Au rire succède l’émotion d’un chant qu’accompagne une danse apaisée, sans transition si ce n’est musicale. Tout naturellement. La performeuse est alors ruisselante de sueur et en recouvre de gouttelettes le sol de la chapelle Saint-Vincent. Le skaï qui l’enserre aurait eu raison de sa sudation. La performance s’arrête, inachevée car work in progress. Elle vous laisse là avec ses belles promesses. On cherche dans le programme de salle quand on aura lieu la première de Mother Tongue (NDLR : Artdanthé, 25 mars 2025) car on veut s’assurer que cet objet dansant non identifié n’est pas un mirage et applaudir encore, le jour de la création, la résistance du corps de Lucia, sa voix et ses multiples sons, ses gestes qui creusent temps et espace en repoussant les limites.
A l’issue de ce Premier Regard, un échange fécond avec le public nous permet de faire connaissance avec Lucia. Elle nous détaille là les lignes force de sa performance. Pour le CV, on pourrait le résumer en ces quelques phrases : danseuse et chorégraphe argentine basée à Paris, Lucia est diplômée en composition chorégraphique à l’Université de Buneos Aires. Elle a cofondé la compagnie LA MONTON avec Delfina Thiel et Samanta Leder. Avant de s’installer en France, elle a fait partie du Ballet de l’Université Nationale des Arts et travaillé comme interprète pour divers projets en Argentine mais aussi avec Mathilde Monnier et Volmir Cordeiro.

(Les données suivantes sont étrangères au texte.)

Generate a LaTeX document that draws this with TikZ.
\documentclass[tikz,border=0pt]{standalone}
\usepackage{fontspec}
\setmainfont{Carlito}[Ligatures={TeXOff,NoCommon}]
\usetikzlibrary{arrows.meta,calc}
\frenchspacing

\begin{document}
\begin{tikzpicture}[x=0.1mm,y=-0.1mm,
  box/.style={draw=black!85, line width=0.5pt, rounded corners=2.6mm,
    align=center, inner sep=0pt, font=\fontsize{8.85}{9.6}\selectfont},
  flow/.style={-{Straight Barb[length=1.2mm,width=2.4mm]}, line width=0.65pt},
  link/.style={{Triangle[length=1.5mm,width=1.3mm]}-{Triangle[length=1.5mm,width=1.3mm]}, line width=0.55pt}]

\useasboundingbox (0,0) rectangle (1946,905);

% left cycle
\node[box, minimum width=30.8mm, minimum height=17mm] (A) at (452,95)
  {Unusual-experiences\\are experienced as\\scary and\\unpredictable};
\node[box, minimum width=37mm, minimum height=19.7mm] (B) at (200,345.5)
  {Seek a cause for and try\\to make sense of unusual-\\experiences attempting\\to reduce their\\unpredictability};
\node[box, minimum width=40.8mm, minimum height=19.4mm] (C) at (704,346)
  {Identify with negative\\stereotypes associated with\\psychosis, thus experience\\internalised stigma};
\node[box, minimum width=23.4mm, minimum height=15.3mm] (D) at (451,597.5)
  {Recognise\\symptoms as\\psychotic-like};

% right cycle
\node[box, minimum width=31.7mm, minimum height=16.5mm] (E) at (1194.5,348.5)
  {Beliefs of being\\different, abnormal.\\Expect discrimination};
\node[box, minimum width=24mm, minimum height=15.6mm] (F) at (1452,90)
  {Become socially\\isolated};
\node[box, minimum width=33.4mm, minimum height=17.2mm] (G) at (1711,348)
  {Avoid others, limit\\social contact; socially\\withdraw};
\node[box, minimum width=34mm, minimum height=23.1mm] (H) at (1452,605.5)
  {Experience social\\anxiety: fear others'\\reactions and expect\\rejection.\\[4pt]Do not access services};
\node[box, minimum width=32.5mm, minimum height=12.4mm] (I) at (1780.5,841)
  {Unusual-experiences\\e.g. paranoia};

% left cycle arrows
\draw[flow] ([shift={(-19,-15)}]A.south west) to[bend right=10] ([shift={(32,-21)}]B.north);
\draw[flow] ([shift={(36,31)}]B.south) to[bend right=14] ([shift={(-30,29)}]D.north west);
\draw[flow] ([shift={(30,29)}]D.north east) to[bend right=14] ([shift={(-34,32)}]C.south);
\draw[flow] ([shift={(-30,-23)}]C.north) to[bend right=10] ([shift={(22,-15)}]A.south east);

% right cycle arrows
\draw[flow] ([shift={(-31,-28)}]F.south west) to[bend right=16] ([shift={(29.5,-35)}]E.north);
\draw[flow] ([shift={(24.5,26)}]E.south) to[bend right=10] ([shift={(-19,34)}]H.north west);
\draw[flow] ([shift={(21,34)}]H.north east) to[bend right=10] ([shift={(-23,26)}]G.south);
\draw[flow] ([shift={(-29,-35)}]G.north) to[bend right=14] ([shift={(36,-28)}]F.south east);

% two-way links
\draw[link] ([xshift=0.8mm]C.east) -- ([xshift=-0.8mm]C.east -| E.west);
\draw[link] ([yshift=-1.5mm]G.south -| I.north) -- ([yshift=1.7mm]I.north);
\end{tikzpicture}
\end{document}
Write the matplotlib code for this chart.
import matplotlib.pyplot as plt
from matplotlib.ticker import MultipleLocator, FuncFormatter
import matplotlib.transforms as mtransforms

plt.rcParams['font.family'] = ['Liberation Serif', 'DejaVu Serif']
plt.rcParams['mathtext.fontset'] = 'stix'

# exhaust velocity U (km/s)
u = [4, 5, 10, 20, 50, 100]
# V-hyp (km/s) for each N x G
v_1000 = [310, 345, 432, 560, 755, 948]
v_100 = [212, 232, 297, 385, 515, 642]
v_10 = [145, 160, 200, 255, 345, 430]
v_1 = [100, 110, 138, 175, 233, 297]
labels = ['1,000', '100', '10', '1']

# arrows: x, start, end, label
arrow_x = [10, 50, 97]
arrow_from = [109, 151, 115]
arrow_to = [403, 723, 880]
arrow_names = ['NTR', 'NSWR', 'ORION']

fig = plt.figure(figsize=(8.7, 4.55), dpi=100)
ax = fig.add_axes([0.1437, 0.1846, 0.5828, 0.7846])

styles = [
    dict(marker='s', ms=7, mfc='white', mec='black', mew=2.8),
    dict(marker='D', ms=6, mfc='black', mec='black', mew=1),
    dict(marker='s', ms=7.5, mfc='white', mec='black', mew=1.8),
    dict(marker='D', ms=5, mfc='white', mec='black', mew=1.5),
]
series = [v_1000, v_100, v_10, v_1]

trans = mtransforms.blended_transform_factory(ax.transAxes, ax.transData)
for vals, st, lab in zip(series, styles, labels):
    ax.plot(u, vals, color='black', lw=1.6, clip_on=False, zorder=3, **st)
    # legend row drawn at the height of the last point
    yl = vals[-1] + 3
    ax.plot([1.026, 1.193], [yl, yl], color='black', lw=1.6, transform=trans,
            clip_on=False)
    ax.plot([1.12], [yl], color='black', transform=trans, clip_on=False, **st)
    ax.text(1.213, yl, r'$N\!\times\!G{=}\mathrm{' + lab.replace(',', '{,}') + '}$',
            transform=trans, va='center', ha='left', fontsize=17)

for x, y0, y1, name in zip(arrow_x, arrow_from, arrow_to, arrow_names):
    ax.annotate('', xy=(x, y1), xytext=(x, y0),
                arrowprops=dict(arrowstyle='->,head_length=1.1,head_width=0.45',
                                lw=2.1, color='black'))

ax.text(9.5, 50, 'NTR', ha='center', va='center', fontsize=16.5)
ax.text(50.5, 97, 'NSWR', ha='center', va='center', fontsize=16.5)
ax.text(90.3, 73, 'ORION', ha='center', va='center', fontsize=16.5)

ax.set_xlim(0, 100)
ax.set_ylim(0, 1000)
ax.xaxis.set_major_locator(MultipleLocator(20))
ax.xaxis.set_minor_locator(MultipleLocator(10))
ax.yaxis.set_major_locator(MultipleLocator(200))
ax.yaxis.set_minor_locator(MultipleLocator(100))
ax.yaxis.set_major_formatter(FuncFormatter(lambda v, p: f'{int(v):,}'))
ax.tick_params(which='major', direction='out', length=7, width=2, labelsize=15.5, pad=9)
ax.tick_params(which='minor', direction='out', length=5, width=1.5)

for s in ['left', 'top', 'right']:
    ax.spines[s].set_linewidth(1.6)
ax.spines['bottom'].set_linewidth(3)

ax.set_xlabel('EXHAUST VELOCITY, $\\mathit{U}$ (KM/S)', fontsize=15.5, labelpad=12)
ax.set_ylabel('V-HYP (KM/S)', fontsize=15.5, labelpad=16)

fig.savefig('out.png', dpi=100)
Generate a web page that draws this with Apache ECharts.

Raconter des histoires universelles avec son corps, tel est le projet de Lucia qui montre un corps qui résiste, qui multiplie les différentes façons d’être sur scène. Qui célèbre le singulier, le sensible, le différent. En somme tout ce qu’abhorre Javier Milei, le populiste dictateur qui règne sur l’Argentine natale de la chorégraphe. De Mother Tongue, Lucia dit : « c’est une autofiction , performance avec un regard historique et critique qui superpose a mémoire personnelle et le mémoire culturelle ».
C’est aussi un corps. Toujours là. Débordant, en excès. Un corps comme un lieu. Un espace de bataille. Contre l’effacement. Contre le temps. Et tout autour, les langues, les mémoires, les échos. Qui s’entrelacent, s’affrontent, se mélangent.
C’est une histoire. Une histoire entre les temps. Entre les lieux. Buenos Aires, Paris. Le Sud, le Nord. Lucia cherche. Elle creuse. Dans la chair, dans les gestes. Elle insiste. Répète. Rature. Les gestes deviennent autre chose. Plus lourds, plus vastes. Le passé ne s’éteint pas. Il résonne encore. Dans ce corps, il vit. Il survit. Chaque mouvement, chaque son porte la trace de ce qui a été. Il y a les frontières aussi. Toujours elles. On les habite comme on peut. On lutte. On résiste. Ce corps-là, il tient. Il refuse de disparaître. Dans la langue. Dans les langues.